有专家认为,建立依靠群众、借助社会力量共同参与的矛盾调处机制。依靠群众调处人民内部矛盾,就是充分发挥基层群众自治组织、富有正义感且有威望的群众代表、矛盾纠纷当事人的亲属和亲戚朋友等在矛盾调处中的作用;借助社会力量参与调处人民内部矛盾,就是建立和落实有工会、妇联、共青团、综治机关、律师事务所、矛盾调解管辖机关、有关专业技术部门参与的,既体现公开、公平、公正原则又符合法律规范要求的矛盾调处机制。
吉林大学行政学院王郅强博士认为,首先要通过民主程序建立合理的法律和各种制度,调节利益冲突,保证社会分配的公平,预防和减少纠纷的发生。同时,要制定相关的法律,并授权地方政府、权力机关和社会组织酌情制定具体的规则和制度,实现纠纷解决机制的多元化和合理化。鼓励民众合理选择纠纷解决途径,规范相关程序,保证纠纷解决制度独立和公正地运行。
此外,也有专家提出将法制教育纳入健全矛盾调处机制的建设当中,认为使公民知法、懂法、守法是减少矛盾纠纷的前提。按照“防重于治”的原则,结合普法宣传,深入开展“法律进农家、矛盾化基层”活动,把群众的普法教育与化解矛盾纠纷结合起来,使大家学会用法律手段解决矛盾纠纷,真正把化解矛盾纠纷纳入法制化轨道,从根本上加以解决。
调处方式:从应急到日常
目前,各地对完善矛盾调处工作机制都有相当多的探索和创新,比如,广州市建立起“群体性事件现场处理协调机制”和“应急处置机制”;南京市秦淮区整合信访局、综治办、司法局的相关职能和组织资源,建立起提供社会矛盾纠纷调处服务的多级网络。

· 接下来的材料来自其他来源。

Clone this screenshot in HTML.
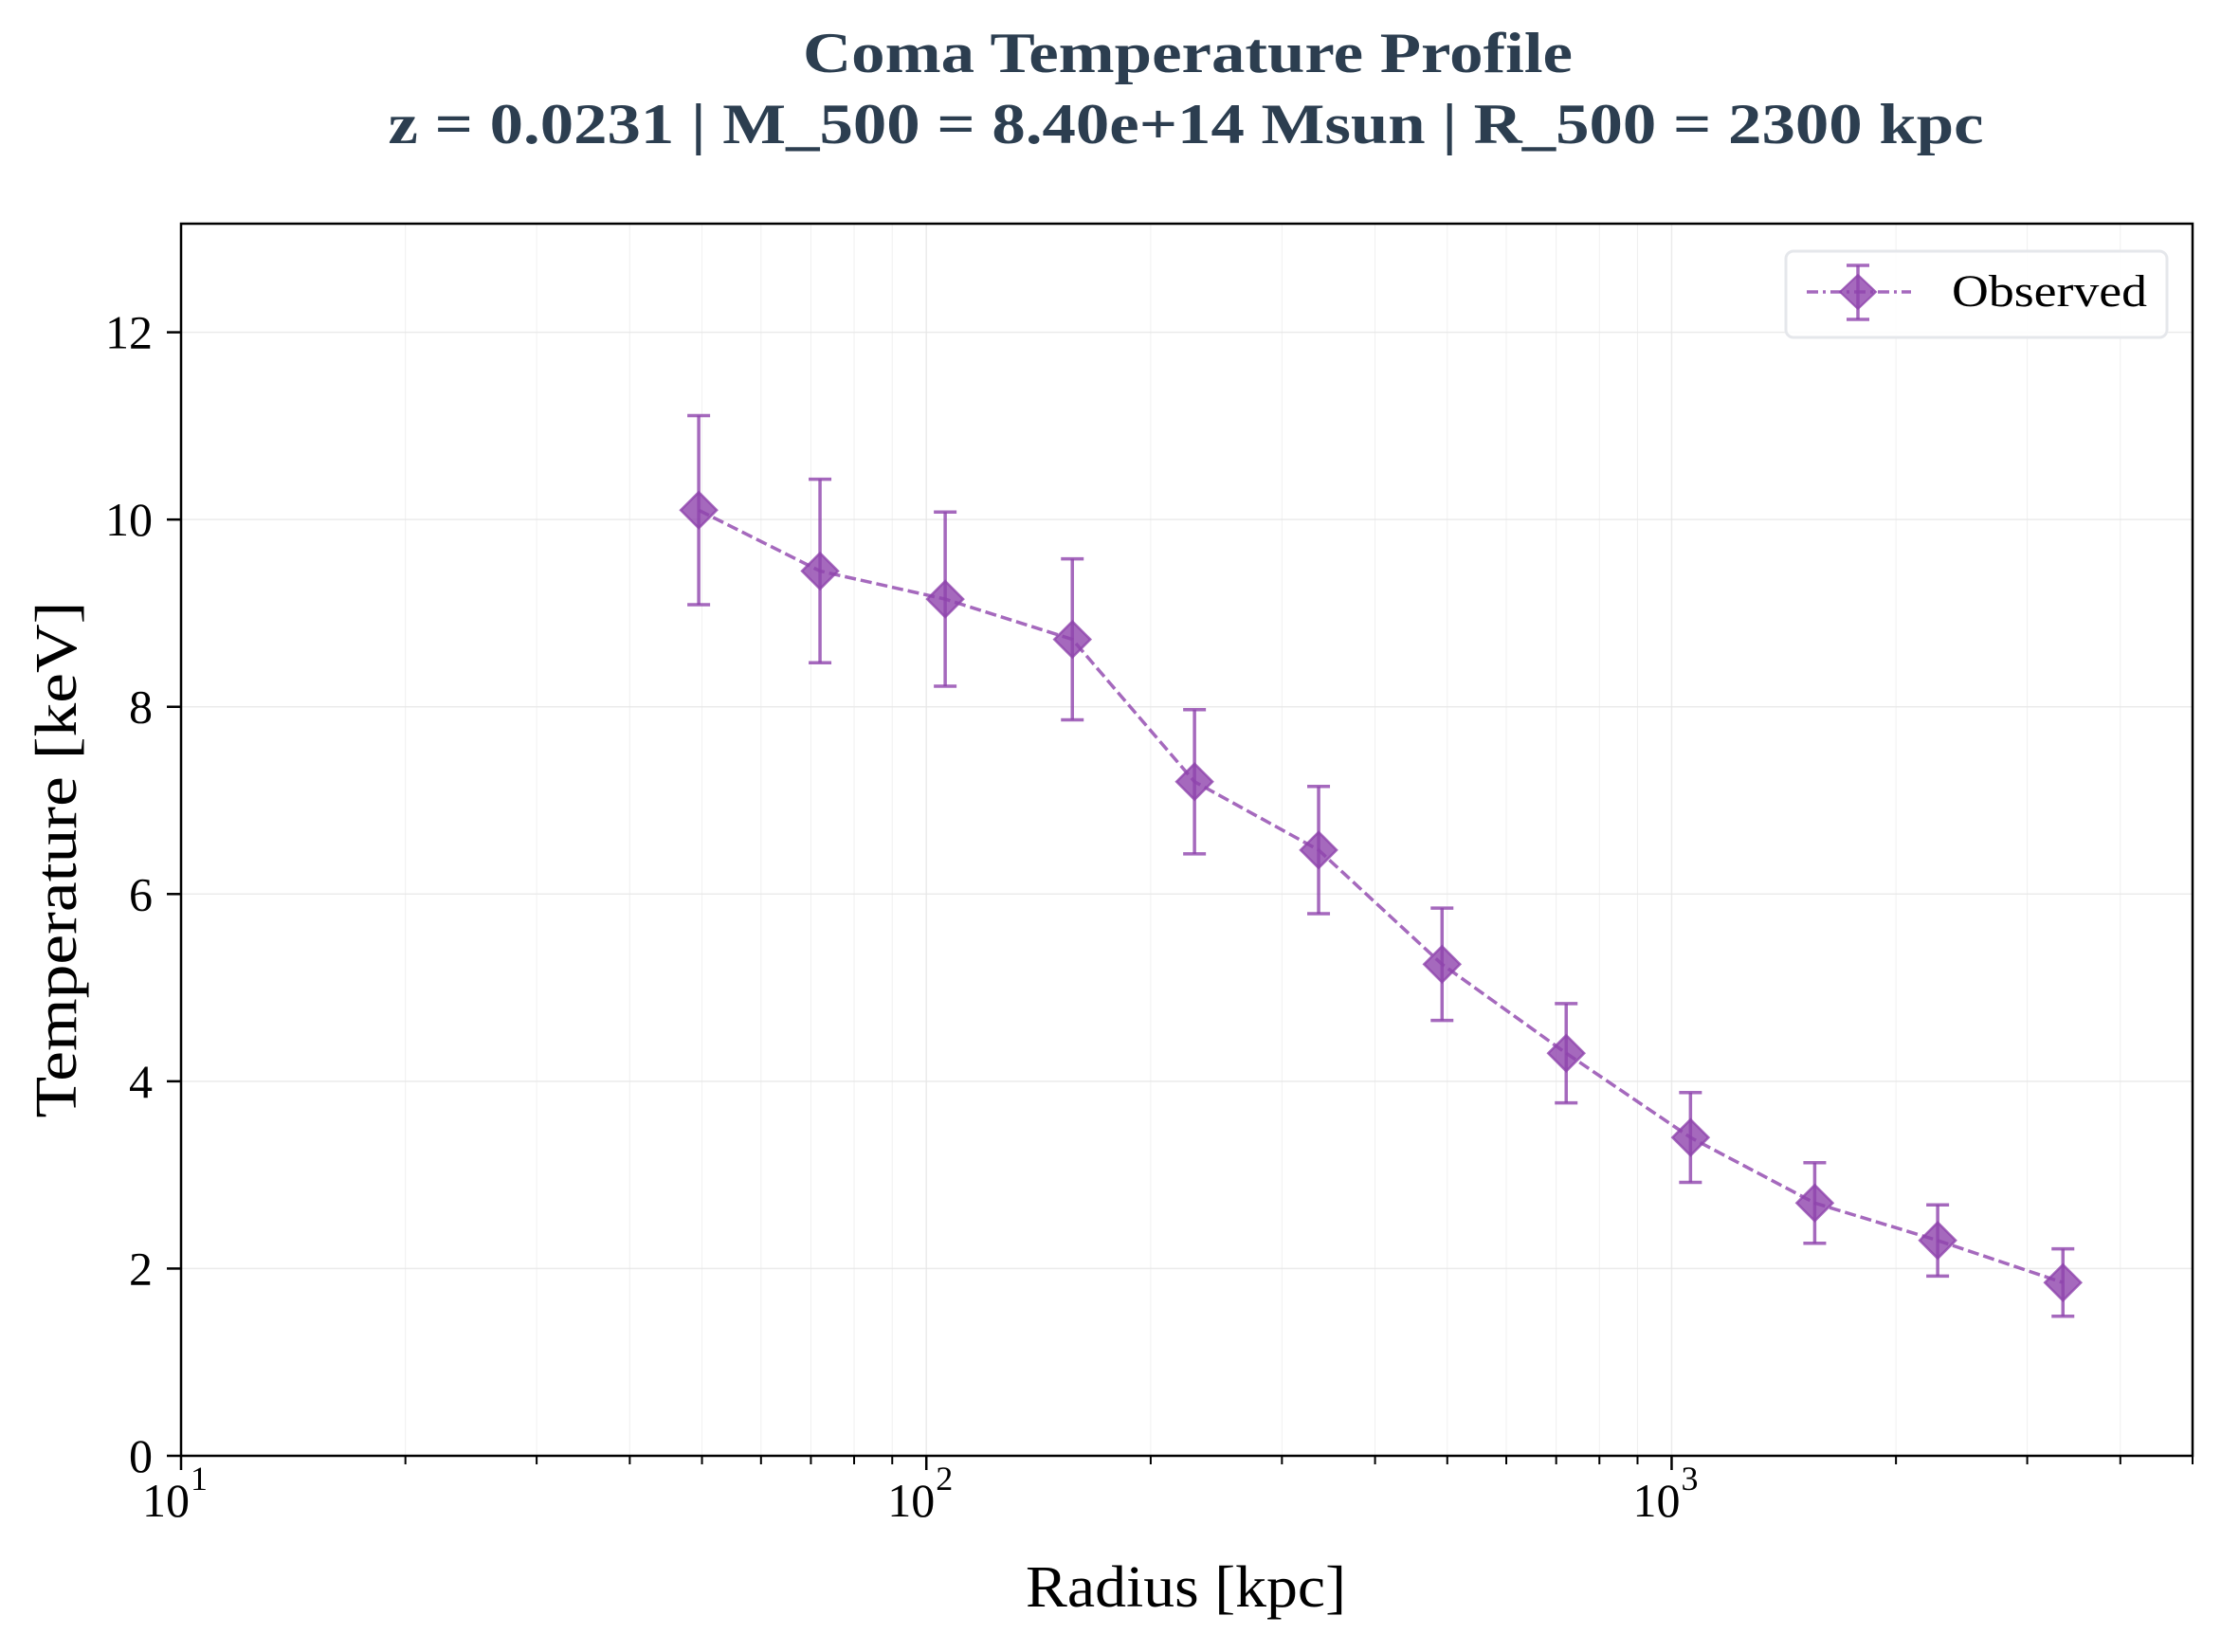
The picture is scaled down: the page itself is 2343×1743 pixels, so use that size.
<!DOCTYPE html>
<html><head><meta charset="utf-8"><style>
html,body{margin:0;padding:0;background:#fff;}
svg, svg text{font-family:"Times New Roman","Liberation Serif",Times,serif;}
</style></head><body>
<svg id="chart" width="2343" height="1738" viewBox="0 0 2343 1738">
<rect width="2343" height="1738" fill="#fff"/>
<g fill="#2c3e50" font-weight="bold" font-size="60" text-anchor="middle">
<text x="1253" y="76" textLength="812" lengthAdjust="spacingAndGlyphs">Coma Temperature Profile</text>
<text x="1251" y="151" textLength="1683" lengthAdjust="spacingAndGlyphs">z = 0.0231 | M_500 = 8.40e+14 Msun | R_500 = 2300 kpc</text>
</g>
<g id="grid"></g>
<g id="plot"></g>
<rect x="191" y="236" width="2122" height="1300" fill="none" stroke="#000" stroke-width="2.5"/>
<g id="ticks"></g>
<text x="1251" y="1695" font-size="62" text-anchor="middle" textLength="338" lengthAdjust="spacingAndGlyphs">Radius [kpc]</text>
<text transform="translate(80,907) rotate(-90)" font-size="62" text-anchor="middle" textLength="545" lengthAdjust="spacingAndGlyphs">Temperature [keV]</text>
<g>
<rect x="1884" y="265" width="402" height="91" rx="8" fill="#fff" fill-opacity="0.9" stroke="#e5e7eb" stroke-width="3"/>
<line x1="1906" y1="308" x2="2016" y2="308" stroke="#8e44ad" stroke-opacity="0.8" stroke-width="3.5" stroke-dasharray="12,5,3,5"/>
<line x1="1960" y1="280" x2="1960" y2="337" stroke="#8e44ad" stroke-opacity="0.8" stroke-width="3.5"/>
<line x1="1948" y1="280" x2="1972" y2="280" stroke="#8e44ad" stroke-opacity="0.8" stroke-width="3.5"/>
<line x1="1948" y1="337" x2="1972" y2="337" stroke="#8e44ad" stroke-opacity="0.8" stroke-width="3.5"/>
<path d="M1960,290 L1979,308 L1960,326 L1941,308 Z" fill="#8e44ad" fill-opacity="0.8" stroke="#8e44ad" stroke-opacity="0.8" stroke-width="2"/>
<text x="2059" y="323" font-size="48" textLength="206" lengthAdjust="spacingAndGlyphs">Observed</text>
</g>
</svg>
<script>
const radii = [49.5, 72, 106, 157, 229, 336, 492, 722, 1060, 1556, 2275, 3350];
const temps = [10.1, 9.45, 9.15, 8.72, 7.2, 6.47, 5.25, 4.3, 3.4, 2.7, 2.3, 1.85];
const errs = [1.01, 0.98, 0.93, 0.86, 0.77, 0.68, 0.6, 0.53, 0.48, 0.43, 0.38, 0.36];
const yTicks = [0, 2, 4, 6, 8, 10, 12];
const xDecades = [10, 100, 1000];
const xDecadeLabels = ["1", "2", "3"];

const L=191,R=2313,T=236,B=1536,XMIN=10,XMAX=5000,YMIN=0,YMAX=13.16;
const NS="http://www.w3.org/2000/svg";
function sx(v){return L+(Math.log10(v)-Math.log10(XMIN))/(Math.log10(XMAX)-Math.log10(XMIN))*(R-L);}
function sy(v){return B-(v-YMIN)/(YMAX-YMIN)*(B-T);}
function mk(tag,attrs,parent){const e=document.createElementNS(NS,tag);for(const k in attrs)e.setAttribute(k,attrs[k]);parent.appendChild(e);return e;}
const grid=document.getElementById('grid'),plot=document.getElementById('plot'),ticks=document.getElementById('ticks');
for(let d=10;d<=1000;d*=10){for(let m=1;m<10;m++){const v=d*m;if(v>XMAX)break;const x=sx(v);
 const g=mk('line',{x1:x,x2:x,y1:T,y2:B,stroke:'#e6e6e6','stroke-width':m===1?1.5:1,'stroke-opacity':m===1?0.8:0.6},grid);
 
 
 const t=mk('line',{x1:x,x2:x,y1:B,y2:B+(m===1?15:9),stroke:'#000','stroke-width':m===1?2.5:2},ticks);
 
 
}}
xDecades.forEach((v,i)=>{const x=sx(v);
 const tx=mk('text',{x:x+9,y:1600,'font-size':50,'text-anchor':'end'},ticks);tx.textContent='10';
 
 
 const sup=mk('text',{x:x+10,y:1572,'font-size':36},ticks);sup.textContent=xDecadeLabels[i];
 
 
});
yTicks.forEach(v=>{const y=sy(v);
 const g=mk('line',{x1:L,x2:R,y1:y,y2:y,stroke:'#e6e6e6','stroke-width':1.5,'stroke-opacity':0.8},grid);
 
 
 const t=mk('line',{x1:L-15,x2:L,y1:y,y2:y,stroke:'#000','stroke-width':2.5},ticks);
 
 
 const tx=mk('text',{x:L-30,y:y+17,'font-size':50,'text-anchor':'end'},ticks);tx.textContent=v;
 
 
});
const pts=radii.map((r,i)=>sx(r)+','+sy(temps[i])).join(' ');
const line=mk('polyline',{points:pts,fill:'none',stroke:'#8e44ad','stroke-opacity':0.8,'stroke-width':3.5,'stroke-dasharray':'12,5'},plot);


radii.forEach((r,i)=>{const x=sx(r),y=sy(temps[i]),y1=sy(temps[i]+errs[i]),y2=sy(temps[i]-errs[i]);
 const g=mk('g',{stroke:'#8e44ad','stroke-opacity':0.8,'stroke-width':3.5},plot);
 
 
 mk('line',{x1:x,x2:x,y1:y1,y2:y2},g);
 mk('line',{x1:x-12,x2:x+12,y1:y1,y2:y1},g);
 mk('line',{x1:x-12,x2:x+12,y1:y2,y2:y2},g);
 mk('path',{d:`M${x},${y-19} L${x+19},${y} L${x},${y+19} L${x-19},${y} Z`,fill:'#8e44ad','fill-opacity':0.8,'stroke-width':2.5},g);
});
</script>
</body></html>
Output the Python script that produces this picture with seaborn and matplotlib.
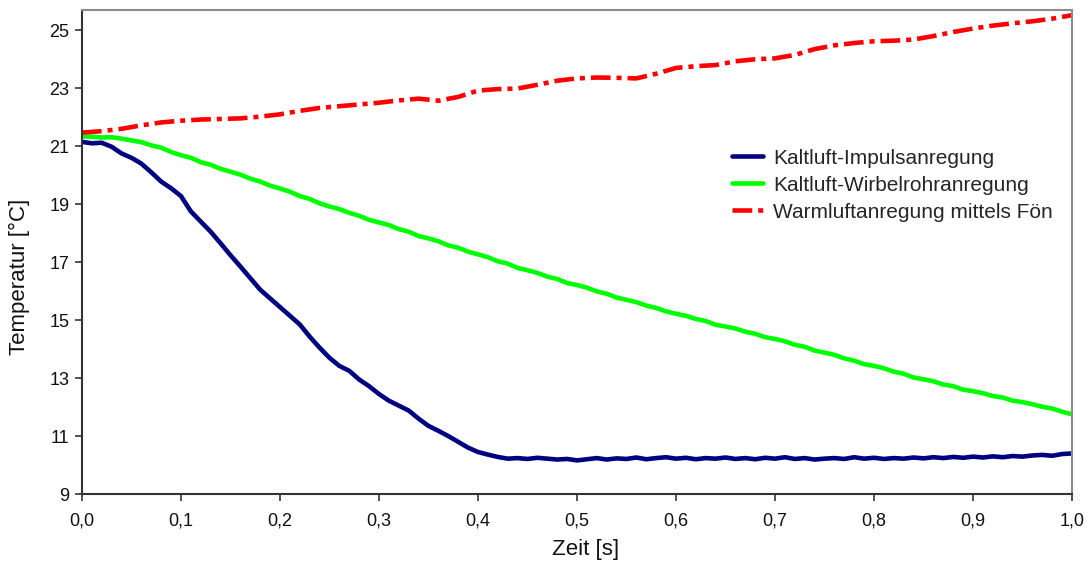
import numpy as np
import pandas as pd
import matplotlib
matplotlib.use("Agg")
import matplotlib.pyplot as plt
from matplotlib.ticker import FuncFormatter
import seaborn as sns

# Zeitachsen (s)
t_fine = [round(0.01 * i, 2) for i in range(101)]
t_warm = [round(0.02 * i, 2) for i in range(51)]

# Kaltluft-Impulsanregung (°C)
temp_impuls = [
    21.15, 21.10, 21.12, 20.98, 20.75, 20.60, 20.40, 20.10, 19.78, 19.55,
    19.28, 18.75, 18.40, 18.05, 17.65, 17.24, 16.85, 16.45, 16.05, 15.75,
    15.45, 15.15, 14.85, 14.43, 14.05, 13.70, 13.42, 13.25, 12.95, 12.72,
    12.45, 12.22, 12.05, 11.88, 11.60, 11.35, 11.18, 11.00, 10.80, 10.60,
    10.45, 10.36, 10.28, 10.22, 10.24, 10.21, 10.25, 10.22, 10.19, 10.21,
    10.16, 10.20, 10.24, 10.19, 10.23, 10.21, 10.26, 10.20, 10.24, 10.27,
    10.22, 10.25, 10.20, 10.24, 10.22, 10.26, 10.21, 10.24, 10.20, 10.25,
    10.22, 10.27, 10.21, 10.24, 10.19, 10.22, 10.24, 10.21, 10.27, 10.22,
    10.25, 10.21, 10.24, 10.22, 10.26, 10.23, 10.27, 10.24, 10.28, 10.25,
    10.29, 10.26, 10.30, 10.27, 10.31, 10.29, 10.33, 10.35, 10.32, 10.38,
    10.40,
]

# Kaltluft-Wirbelrohranregung (°C)
temp_wirbelrohr = [
    21.34, 21.33, 21.30, 21.31, 21.26, 21.20, 21.14, 21.03, 20.95, 20.80,
    20.69, 20.60, 20.45, 20.36, 20.22, 20.12, 20.02, 19.88, 19.78, 19.64,
    19.54, 19.43, 19.28, 19.18, 19.03, 18.92, 18.83, 18.70, 18.60, 18.46,
    18.37, 18.28, 18.14, 18.05, 17.90, 17.82, 17.72, 17.58, 17.50, 17.36,
    17.27, 17.17, 17.03, 16.95, 16.80, 16.72, 16.63, 16.50, 16.42, 16.28,
    16.21, 16.12, 15.99, 15.91, 15.78, 15.70, 15.62, 15.50, 15.42, 15.30,
    15.22, 15.15, 15.04, 14.97, 14.84, 14.78, 14.71, 14.60, 14.53, 14.41,
    14.35, 14.27, 14.15, 14.08, 13.95, 13.88, 13.80, 13.68, 13.60, 13.48,
    13.42, 13.34, 13.22, 13.15, 13.02, 12.96, 12.89, 12.78, 12.72, 12.60,
    12.55, 12.48, 12.38, 12.33, 12.22, 12.17, 12.10, 12.01, 11.95, 11.84,
    11.75,
]

# Warmluftanregung mittels Fön (°C)
temp_foen = [
    21.47, 21.52, 21.60, 21.72, 21.82, 21.88, 21.92, 21.94, 21.96, 22.02,
    22.10, 22.22, 22.32, 22.38, 22.44, 22.50, 22.58, 22.64, 22.57, 22.70,
    22.92, 22.97, 22.99, 23.12, 23.26, 23.34, 23.37, 23.36, 23.34, 23.50,
    23.70, 23.76, 23.80, 23.93, 24.00, 24.03, 24.15, 24.35, 24.48, 24.56,
    24.62, 24.64, 24.68, 24.80, 24.94, 25.06, 25.16, 25.24, 25.31, 25.40,
    25.52,
]

labels = ["Kaltluft-Impulsanregung", "Kaltluft-Wirbelrohranregung",
          "Warmluftanregung mittels Fön"]
x_ticks = [round(0.1 * i, 1) for i in range(11)]
y_ticks = [9, 11, 13, 15, 17, 19, 21, 23, 25]

sns.set_style("white")
plt.rcParams["font.family"] = ["Liberation Sans", "DejaVu Sans"]

fig = plt.figure(figsize=(10.9, 5.67), dpi=100)
ax = fig.add_axes([0.0752, 0.1287, 0.9083, 0.8537])

df_fine = pd.DataFrame({"t": t_fine, "impuls": temp_impuls,
                        "wirbel": temp_wirbelrohr})
df_warm = pd.DataFrame({"t": t_warm, "foen": temp_foen})

lw = 3.3
sns.lineplot(data=df_fine, x="t", y="impuls", ax=ax, color="#000080",
             linewidth=lw, label=labels[0])
sns.lineplot(data=df_fine, x="t", y="wirbel", ax=ax, color="#00FF00",
             linewidth=lw, label=labels[1])
sns.lineplot(data=df_warm, x="t", y="foen", ax=ax, color="#FF0000",
             linewidth=lw, label=labels[2], dashes=False)
ax.lines[2].set_dashes([4.3, 1.3, 1.1, 1.3])

ax.set_xlim(0, 1.0)
ax.set_ylim(9, 25.7)
ax.set_xticks(x_ticks)
ax.set_yticks(y_ticks)
ax.xaxis.set_major_formatter(FuncFormatter(lambda v, p: f"{v:.1f}".replace(".", ",")))
ax.yaxis.set_major_formatter(FuncFormatter(lambda v, p: f"{int(round(v))}"))
ax.tick_params(axis="both", which="major", direction="out", length=5,
               width=1.2, color="#333333", labelsize=13, labelcolor="#111111",
               left=True, bottom=True, pad=4)
ax.tick_params(axis="x", pad=8)

for side in ("left", "bottom"):
    ax.spines[side].set_color("#333333")
    ax.spines[side].set_linewidth(1.5)
for side in ("top", "right"):
    ax.spines[side].set_color("#8c8c8c")
    ax.spines[side].set_linewidth(1.5)

ax.set_xlabel("Zeit [s]", fontsize=16, color="#111111")
ax.set_ylabel("Temperatur [°C]", fontsize=16, color="#111111")
ax.xaxis.set_label_coords(0.509, -0.093)
ax.yaxis.set_label_coords(-0.0525, 0.448)

leg = ax.legend(loc="center left", bbox_to_anchor=(0.657, 0.638),
                frameon=False, fontsize=15, handlelength=1.45,
                handletextpad=0.5, labelspacing=0.38, borderpad=0,
                borderaxespad=0)

fig.savefig("out.png", dpi=100, facecolor="white")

但根据靳江好的课题研究,目前全国范围内尚缺少一个有效的、全方位的社会矛盾调处体系。作为课题组主要成员,王郅强表示,由于社会矛盾调处机制不仅仅是简单的信访工作,还必须承担更为繁重与复杂的社会矛盾监控、分析、处理、协调等工作,信访机关显然在职权与精力上都不足以胜任这项工作。
靳江好指出,当前的社会矛盾调解机制主要是“救急”,日常管理尚未纳入。政府相关政策实施之前没有进行矛盾风险评估,对社会矛盾预防、引导等基础性、前期性的工作缺少制度上的依据等。
“因为人才短缺,经验不足,评估体系缺失,激励缺失,数据库缺乏等问题,政府在社会矛盾调处过程中缺少支撑保障。”王郅强说。
两位专家因此建议加快对社会矛盾调处的机制化建设,将目前社会矛盾中暴露出的许多非制度化和反制度化参与形式引向制度化参与形式,使矛盾处于“有序”范围内。
第一,建立健全灵敏有效的社会矛盾预警机制。在社会矛盾仍在潜伏时期就能够及时察觉、预告有关迹象,并予以恰当处置,努力掌握矛盾调节的主动权。
第二,健全完善社会治安防控机制。加强农村社会治安防控机制建设,加强城镇社区治安防控机制建设,加强情报信息工作,强化隐蔽战线斗争,做好矛盾纠纷排查调处工作,妥善处置群体性事件。
第三,健全完善人民调解机制。依法确认人民调解协议的法律效力。
第四,健全社会心理调节机制。营造健康的、积极的社会心理氛围;健全信息传播机制,建立起政府与社会公众之间的信任机制;建立有效的社会心理支持系统,特别是要加强对社会困难群体的精神慰藉和心理帮助。
第五,健全社会矛盾调节的应急机制。整合社会力量,提高应急效率,发挥公民社会组织在应急中的重要作用,把常态管理与应急处置有机地结合起来,综合灵活地运用好各种手段。
第六,健全社会矛盾调节的监督、考核和追究机制。切实加强对社会矛盾调节工作的领导,明确职能和职责,加强全程实时监控,形成科学的绩效考核指标体系,完善事后调查分析制度,健全责任追究制度。(文/《瞭望》新闻周刊记者董瑞丰)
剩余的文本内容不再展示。